Dolphin, our guide – yes, his name was Dolphin! – picked us up bright and early at our wacky, Afro-kitsch hotel, Hotel Berny (the restaurant was adorned with a stuffed crocodile and masks with glowing red eyes; the bathroom in our room included zebu horn towel hangers and a liberal use of chains as decorative accents).
To Abby’s chagrin, our hike started with a climb (although she did acknowledge that we were starting off in the relative cool of the morning). Isalo, unlike the flat grasslands that surround it, is an area of sandstone hills and canyons reminiscent of the American South-West, but occupied by a very Malagasy mix of weird and wonderful plant and animal life. I loved the bulbous, almost Seuss-ian, elephant foot
plant, for one.
In the big open spaces, or on the exposed rock faces, the overall look of Isalo is one of dry, semi-desert. However, hidden in its many canyons are patches of almost tropical vegetation and gorgeous natural pools fed by picturesque waterfalls – all so lovely they seemed unnatural, like movie-set versions of hidden tropical paradises. We actually got to swim twice in such pools, first in the appropriately named Piscine Naturelle and lastly at the Piscine Noir (only “noir” due to the dark depths of the water – which was otherwise crystal clear!).
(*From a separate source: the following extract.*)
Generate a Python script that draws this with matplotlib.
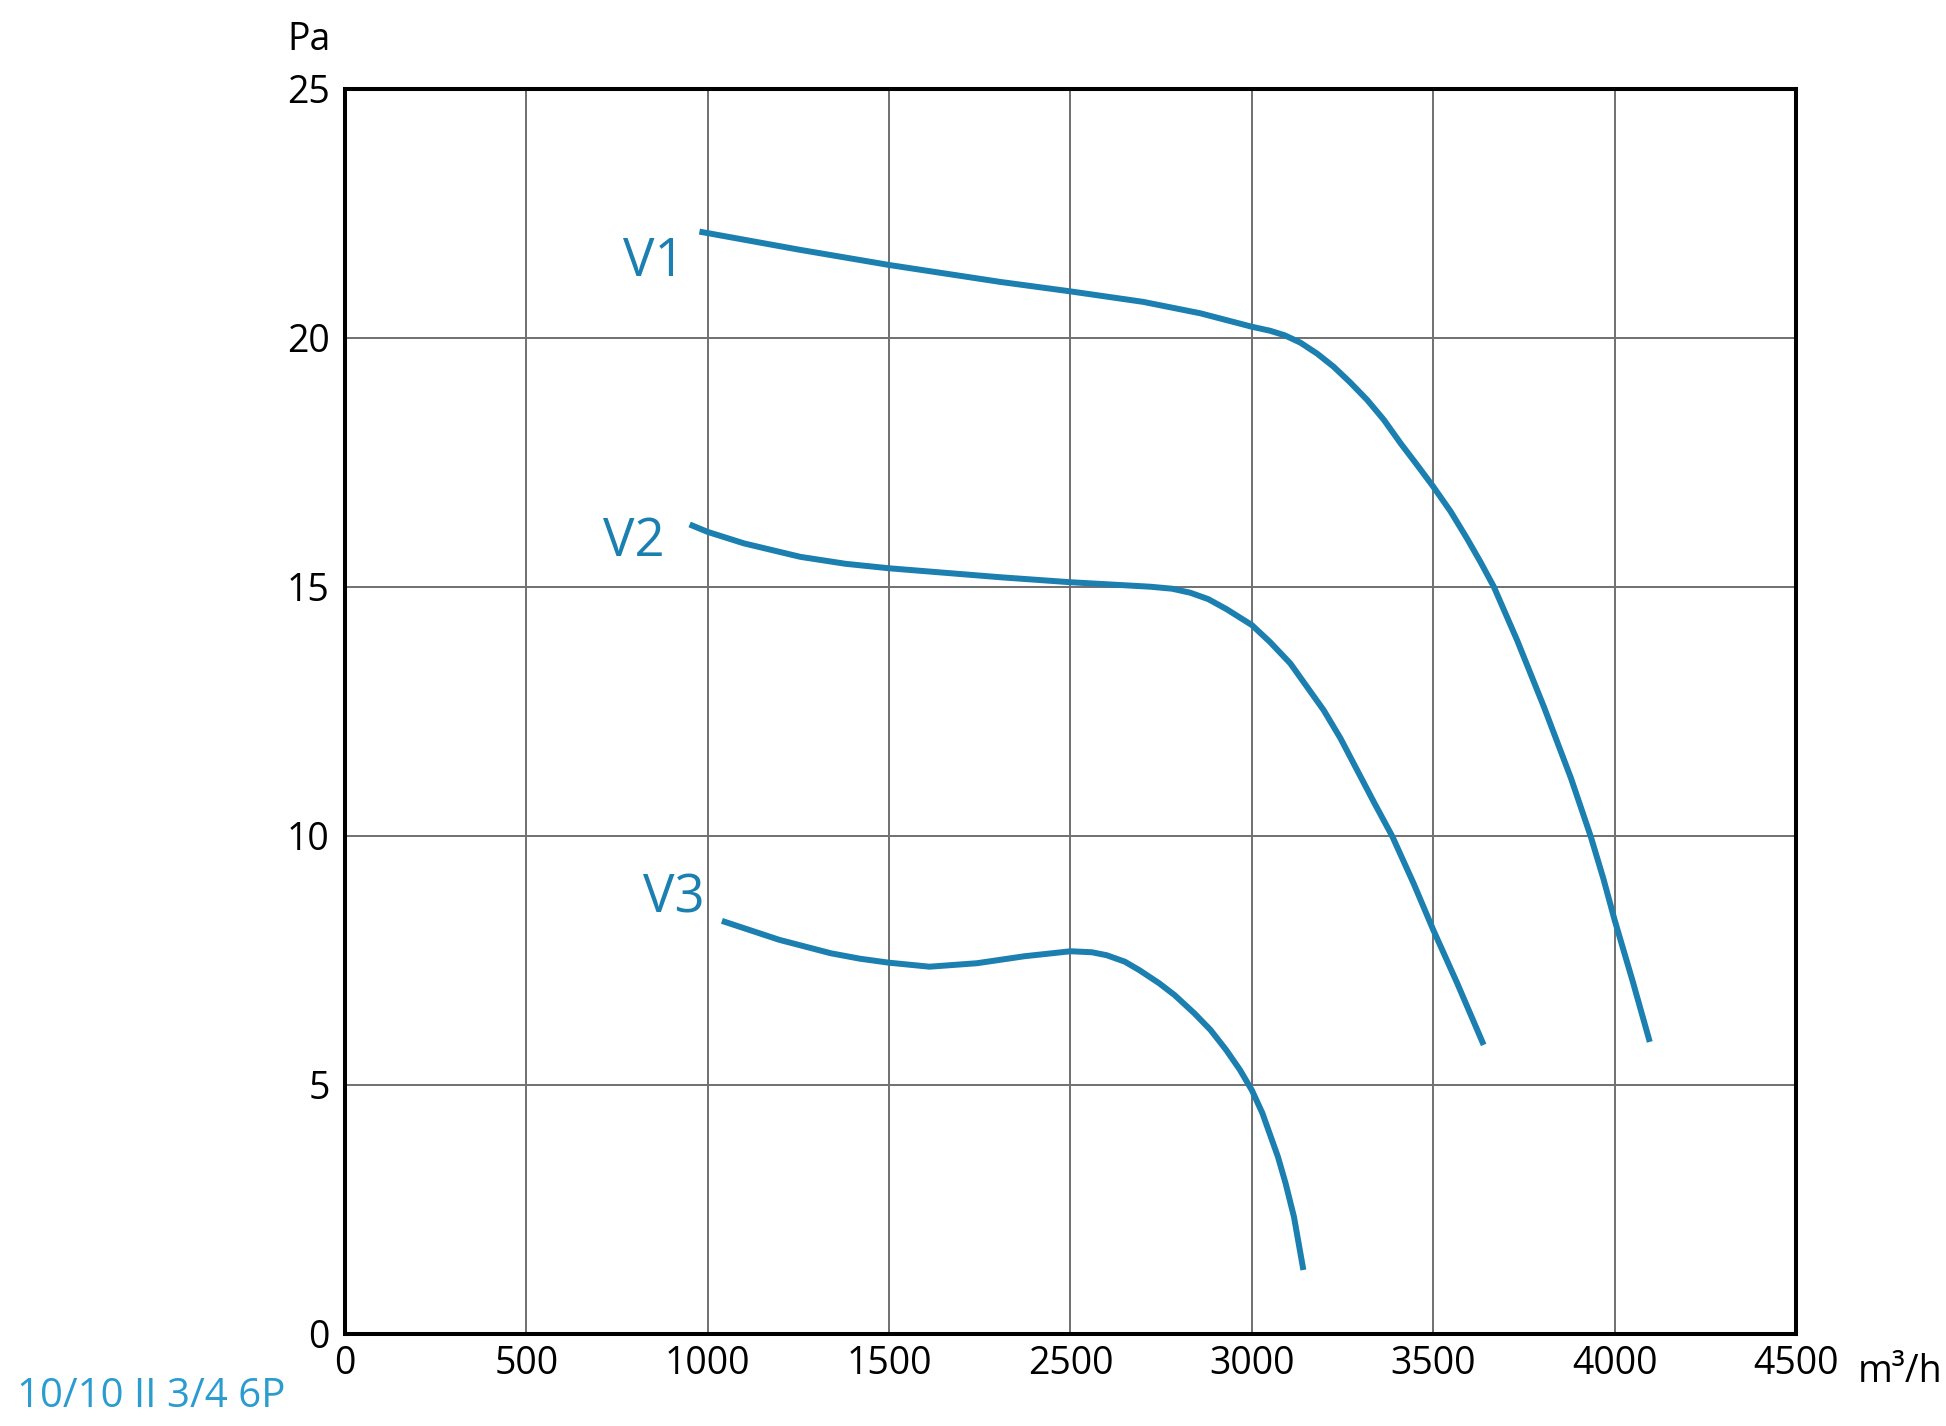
import matplotlib
matplotlib.use("Agg")
import matplotlib.pyplot as plt
import numpy as np

# ── data ───────────────────────────────────────────────────────────────────────
# the printed x labels skip 2000, so the grid is evenly spaced by label index
X_TICKS = [0, 500, 1000, 1500, 2500, 3000, 3500, 4000, 4500]
Y_TICKS = [0, 5, 10, 15, 20, 25]

v1_x = [977, 1000, 1250, 1500, 2113, 2500, 2700, 2858, 3000, 3050, 3090, 3134,
        3180, 3225, 3270, 3318, 3364, 3410, 3456, 3500, 3548, 3593, 3630, 3667,
        3731, 3768, 3805, 3880, 3934, 3969, 4000, 4049, 4097]
v1_y = [22.13, 22.10, 21.77, 21.46, 21.12, 20.93, 20.72, 20.49, 20.22, 20.14,
        20.05, 19.90, 19.68, 19.42, 19.11, 18.75, 18.35, 17.88, 17.44, 17.01,
        16.51, 15.97, 15.50, 15.00, 13.93, 13.26, 12.59, 11.15, 9.99, 9.14,
        8.31, 7.10, 5.86]

v2_x = [950, 1000, 1100, 1255, 1380, 1500, 2113, 2500, 2720, 2780, 2830, 2880,
        2930, 3000, 3050, 3106, 3152, 3198, 3244, 3290, 3336, 3387, 3446, 3500,
        3566, 3639]
v2_y = [16.25, 16.10, 15.87, 15.60, 15.46, 15.37, 15.19, 15.09, 15.00, 14.96,
        14.88, 14.75, 14.55, 14.23, 13.89, 13.46, 12.99, 12.52, 11.96, 11.32,
        10.68, 9.99, 9.04, 8.11, 7.04, 5.80]

v3_x = [1039, 1197, 1339, 1420, 1500, 1723, 1985, 2246, 2500, 2559, 2600, 2650,
        2690, 2744, 2787, 2842, 2886, 2929, 2967, 3000, 3029, 3049, 3072, 3093,
        3116, 3142]
v3_y = [8.29, 7.91, 7.64, 7.53, 7.45, 7.37, 7.44, 7.58, 7.68, 7.66, 7.60, 7.47,
        7.30, 7.04, 6.80, 6.43, 6.10, 5.70, 5.30, 4.89, 4.43, 4.02, 3.55, 3.02,
        2.35, 1.28]

curves = [("V1", v1_x, v1_y, (852, 21.52)),
          ("V2", v2_x, v2_y, (797, 15.89)),
          ("V3", v3_x, v3_y, (907, 8.73))]

MODEL_NAME = "10/10 II 3/4 6P"

# ── style ──────────────────────────────────────────────────────────────────────
FONT       = ["Open Sans", "DejaVu Sans"]
LINE_COLOR = "#1b7fb0"
NAME_COLOR = "#2b9cd0"
plt.rcParams["font.family"] = FONT

pos = np.arange(len(X_TICKS))
fwd = lambda v: np.interp(v, X_TICKS, pos)
inv = lambda p: np.interp(p, pos, X_TICKS)

fig = plt.figure(figsize=(19.46, 14.26), dpi=100)
ax = fig.add_axes([0.1773, 0.0647, 0.7456, 0.8731])
ax.set_xscale("function", functions=(fwd, inv))
ax.set_xlim(0, 4500)
ax.set_ylim(0, 25)

for name, xs, ys, (lx, ly) in curves:
    ax.plot(xs, ys, color=LINE_COLOR, lw=4.3, solid_capstyle="butt",
            solid_joinstyle="round")
    ax.text(lx, ly, name, color=LINE_COLOR, fontsize=38,
            ha="center", va="center")

ax.set_xticks(X_TICKS)
ax.set_xticklabels([str(t) for t in X_TICKS])
ax.set_yticks(Y_TICKS)
ax.tick_params(length=0, labelsize=27)
ax.tick_params(axis="x", pad=8)
ax.tick_params(axis="y", pad=11)
ax.grid(True, color="#707070", lw=1.4)
ax.set_axisbelow(True)
for s in ax.spines.values():
    s.set_linewidth(2.9)
    s.set_color("black")

fig.text(309 / 1946, 1 - 40 / 1426, "Pa", fontsize=27, ha="center", va="center")
fig.text(1858 / 1946, 1 - 1382 / 1426, "m³/h", fontsize=27,
         ha="left", va="baseline")
fig.text(17 / 1946, 1 - 1407 / 1426, MODEL_NAME, fontsize=29,
         color=NAME_COLOR, ha="left", va="baseline")

fig.savefig("out.png", dpi=100)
These were great refreshers after long stretches of hot, dusty hikes.
In some ways, it was almost easier to appreciate the beauty of Isalo compared to Ranomafana due to its openness. Within Ranomafana, you can only see so far, the dense forest looming over you; but in Isalo, all is visible and the multi-hued sandstone is truly photogenic.
I had thought our lemur sighting days were pretty much over post-Ranomafana, but I was wrong. Around lunchtime on our first day in the park, we stumbled into a family of red-fronted browns merrily eating in the trees and playing on the ground.
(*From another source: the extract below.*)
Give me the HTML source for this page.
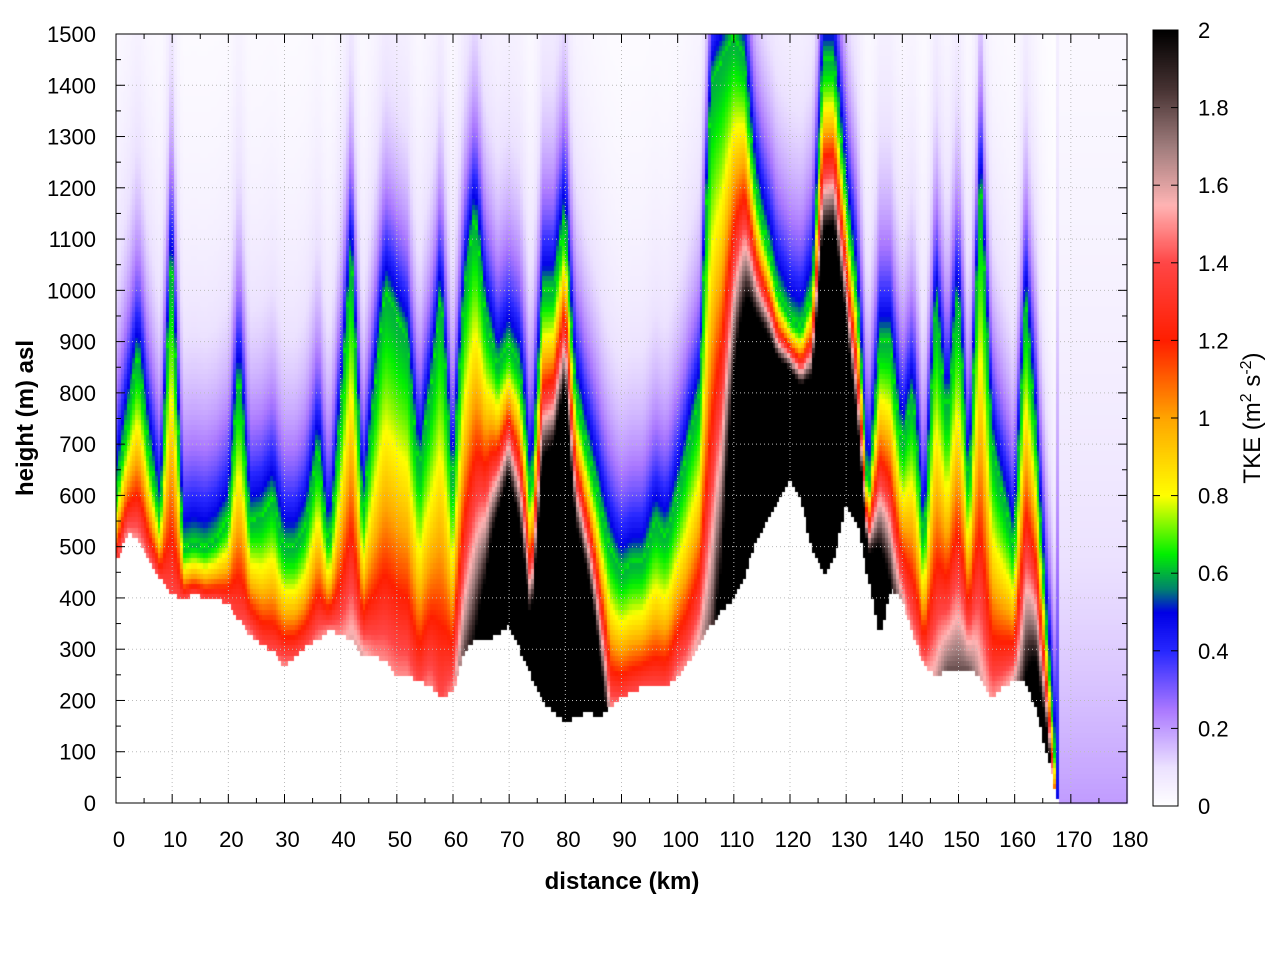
<!DOCTYPE html>
<html><head><meta charset="utf-8"><style>
body{margin:0;background:#fff;width:1280px;height:960px;overflow:hidden;font-family:"Liberation Sans",sans-serif}
#wrap{position:relative;width:1280px;height:960px}
canvas{position:absolute;left:0;top:0}
svg{position:absolute;left:0;top:0}
</style></head><body>
<div id="wrap">
<canvas id="c" width="1280" height="960"></canvas>
<svg id="s" width="1280" height="960"></svg>
</div>
<script>
// data: every 2 km
const distances=[0,2,4,6,8,10,12,14,16,18,20,22,24,26,28,30,32,34,36,38,40,42,44,46,48,50,52,54,56,58,60,62,64,66,68,70,72,74,76,78,80,82,84,86,88,90,92,94,96,98,100,102,104,106,108,110,112,114,116,118,120,122,124,126,128,130,132,134,136,138,140,142,144,146,148,150,152,154,156,158,160,162,164,166,168,170,172,174,176,178,180];
const terrain=[470,530,520,470,440,410,400,410,400,400,390,360,330,310,300,270,290,310,320,340,330,320,290,290,280,250,250,240,230,210,220,300,320,320,330,350,300,250,200,180,160,170,180,170,190,210,220,230,230,230,250,280,320,350,380,400,450,520,550,600,640,590,500,450,490,590,550,440,330,420,400,330,270,250,260,260,260,250,210,230,240,240,180,90,0,0,0,0,0,0,0];
const greenTop=[600,750,880,700,550,1100,500,510,500,520,560,850,550,560,600,500,500,550,700,500,750,1100,550,800,1000,950,900,650,800,1000,600,1000,1150,950,850,900,850,600,1000,1000,1150,800,700,600,500,450,470,470,550,520,600,700,800,1400,1450,1500,1450,1200,1100,1000,950,930,1000,1450,1450,1200,1000,600,900,900,700,800,500,1000,750,1000,600,1250,700,600,500,1000,700,300,0,0,0,0,0,0,0];
const peakTke=[1.4,1.5,1.5,1.5,1.4,1.4,1.4,1.4,1.4,1.4,1.4,1.4,1.5,1.4,1.4,1.5,1.4,1.4,1.5,1.5,1.5,1.6,1.6,1.5,1.5,1.5,1.5,1.4,1.5,1.4,1.5,1.8,2.0,2.5,4.0,5.0,4.0,3.0,6.0,7.0,8.0,6.0,5.0,3.0,1.5,1.4,1.4,1.4,1.4,1.4,1.5,1.5,1.6,1.8,2.2,3.5,5.0,7.0,8.0,8.0,8.0,8.0,8.0,8.0,8.0,6.0,4.0,3.0,3.0,2.0,1.6,1.5,1.5,1.6,1.8,1.8,1.8,1.6,1.5,1.5,1.6,2.0,2.5,2.5,0.2,0.2,0.2,0.2,0.2,0.2,0.2];
const xTicks=[0,10,20,30,40,50,60,70,80,90,100,110,120,130,140,150,160,170,180];
const yTicks=[0,100,200,300,400,500,600,700,800,900,1000,1100,1200,1300,1400,1500];
const cbTicks=[0,0.2,0.4,0.6,0.8,1,1.2,1.4,1.6,1.8,2];

const X0=116,X1=1127,Y0=803,Y1=34;
const xs=d=>X0+(d/180)*(X1-X0);
const ys=h=>Y0-(h/1500)*(Y0-Y1);
const stops=[[0,[255,255,255]],[0.1,[236,226,255]],[0.25,[170,120,255]],[0.4,[40,40,255]],[0.5,[0,0,230]],[0.56,[0,130,110]],[0.65,[0,240,0]],[0.8,[255,255,0]],[1.0,[255,165,0]],[1.2,[255,30,0]],[1.4,[255,70,70]],[1.55,[255,180,180]],[1.7,[160,125,125]],[1.85,[70,50,50]],[2.0,[0,0,0]]];
function col(v){v=Math.max(0,Math.min(2,v));for(let i=1;i<stops.length;i++){if(v<=stops[i][0]){const a=stops[i-1],b=stops[i],t=(v-a[0])/(b[0]-a[0]);return 'rgb('+a[1].map((c,k)=>Math.round(c+(b[1][k]-c)*t)).join(',')+')';}}return 'rgb(0,0,0)';}
function lerp(arr,d){const i=Math.min(distances.length-2,Math.floor(d/2));const t=(d-distances[i])/2;return arr[i]+(arr[i+1]-arr[i])*t;}
const ctx=document.getElementById('c').getContext('2d');
ctx.fillStyle='#fff';ctx.fillRect(0,0,1280,960);
const dstep=0.5,hstep=10;
for(let d=0;d<180;d+=dstep){
  const dc=d+dstep/2;
  const tr=lerp(terrain,dc),gt=lerp(greenTop,dc),pk=lerp(peakTke,dc);
  const D=Math.max(gt-tr,60);
  for(let h=0;h<1500;h+=hstep){
    const hc=h+hstep/2;
    if(hc<tr)continue;
    const z=hc-tr;
    let v;
    if(pk<0.6){v=pk*Math.exp(-z/700);}
    else if(z<D){v=0.6+(pk-0.6)*Math.pow(1-z/D,1.5);}
    else{const u=z-D;v=0.45*Math.exp(-u/150)+0.2*Math.exp(-u/400);}
    ctx.fillStyle=col(v);
    ctx.fillRect(Math.floor(xs(d)),Math.floor(ys(h+hstep)),Math.ceil(xs(d+dstep)-xs(d))+1,Math.ceil(ys(h)-ys(h+hstep))+1);
  }
}
// colorbar
for(let p=0;p<776;p++){ctx.fillStyle=col(p/776*2);ctx.fillRect(1153,806-p-1,25,2);}
const s=document.getElementById('s');const NS='http://www.w3.org/2000/svg';
function el(t,a,txt){const e=document.createElementNS(NS,t);for(const k in a)e.setAttribute(k,a[k]);if(txt!==undefined)e.textContent=txt;s.appendChild(e);return e;}
xTicks.forEach(v=>{const x=xs(v);
 const g=el('line',{x1:x,x2:x,y1:Y1,y2:Y0,stroke:'#bbb','stroke-dasharray':'1,3'});
 el('line',{x1:x,x2:x,y1:Y0,y2:Y0-9,stroke:'#000'});el('line',{x1:x,x2:x,y1:Y1,y2:Y1+9,stroke:'#000'});
 const t=el('text',{x:x+3,y:847,'text-anchor':'middle','font-size':22},String(v));});
for(let v=5;v<180;v+=10){const x=xs(v);el('line',{x1:x,x2:x,y1:Y0,y2:Y0-5,stroke:'#000'});el('line',{x1:x,x2:x,y1:Y1,y2:Y1+5,stroke:'#000'});}
yTicks.forEach(v=>{const y=ys(v);
 const g=el('line',{x1:X0,x2:X1,y1:y,y2:y,stroke:'#bbb','stroke-dasharray':'1,3'});
 el('line',{x1:X0,x2:X0+9,y1:y,y2:y,stroke:'#000'});el('line',{x1:X1,x2:X1-9,y1:y,y2:y,stroke:'#000'});
 const t=el('text',{x:96,y:y+8,'text-anchor':'end','font-size':22},String(v));});
for(let v=50;v<1500;v+=100){const y=ys(v);el('line',{x1:X0,x2:X0+5,y1:y,y2:y,stroke:'#000'});el('line',{x1:X1,x2:X1-5,y1:y,y2:y,stroke:'#000'});}
const fr=el('rect',{x:X0,y:Y1,width:X1-X0,height:Y0-Y1,fill:'none',stroke:'#000'});
const cb=el('rect',{x:1153,y:30,width:25,height:776,fill:'none',stroke:'#000'});
cbTicks.forEach(v=>{const y=806-v/2*776;el('line',{x1:1153,x2:1160,y1:y,y2:y,stroke:'#000'});el('line',{x1:1178,x2:1171,y1:y,y2:y,stroke:'#000'});
 const t=el('text',{x:1198,y:y+8,'font-size':22},String(v));});
const xt=el('text',{x:622,y:889,'text-anchor':'middle','font-size':24,'font-weight':'bold'},'distance (km)');
const yt=el('text',{x:33,y:418,'text-anchor':'middle','font-size':24,'font-weight':'bold',transform:'rotate(-90 33 418)'},'height (m) asl');
const ct=el('text',{x:1260,y:418,'text-anchor':'middle','font-size':24,transform:'rotate(-90 1260 418)'});
ct.innerHTML='TKE (m<tspan dy="-9" font-size="16">2</tspan><tspan dy="9"> s</tspan><tspan dy="-9" font-size="16">-2</tspan><tspan dy="9">)</tspan>';
</script>
</body></html>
One of the cheekier ones even joined us at lunch, climbing right onto the table and stealing a slice of pineapple. We didn’t mind sharing; we loved that we were within snuggling distance of such an adorable creature!
Dolphin greeted us the second morning, and took us out to see two of the most famous features of Isalo National Park, the Canyon of Makis (monkeys) and the Canyon of Rats (misnamed, as the first explorers mistook the poor little mouse lemur for a rodent!).
As it had rained hard the night before, the trail out to the canyons was a bit muddy, not helped by the fact that it wound through rice paddies. But the sloppy trek proved more than worth it once we entered the narrow mouth of the Canyon of Makis. Like the natural pools we dipped into the day before, this fissure in the otherwise dry sandstone landscape seemed more tropical than semi-desert. It was so perfectly postcard beautiful that it looked almost fake (again, like a movie set). A tumble of water-worn boulders, wispy waterfalls, clear pools, bright green ferns, the sounds of birds echoing off the canyon walls….
second canyon – essentially right next “door” – was almost impassable due to the high, muddy torrent of its river. Somehow, the heavy rains of the night before had flooded the Canyon of Rats but not the Canyon of Makis. We only got to step into the mouth of the canyon before having to head back across the rice fields…
Leaving Ranohira proved something of an adventure – a not so pleasant one at first. We discovered that our onward taxi-brousse ticket to Toliara was a fake; there would be no taxi-brousse stopping to pick us up specifically (and we were out 30,000 ariary each). As Ranohira is a small village, there was no guarantee that another taxi-brousse would a) stop and b) have room for us. We weren’t sure what to do; we even contemplated hiring another car, as we had done in Antsirabe….but that would have been expensive.
Just as we were about ready to give up, however, a local guy waved down a taxi-brousse that, surprise, surprise, had empty seats. I even had room for my knees! We weren’t going to have to either spend another night in Ranohira or fork over a
small fortune to get to our next destination.
We bid farewell to the semi-desert and headed to yet another Malagasy-scape: the sticky, sultry coast around Toliara….
*After Greenland, Papua-New Guinea, and Borneo.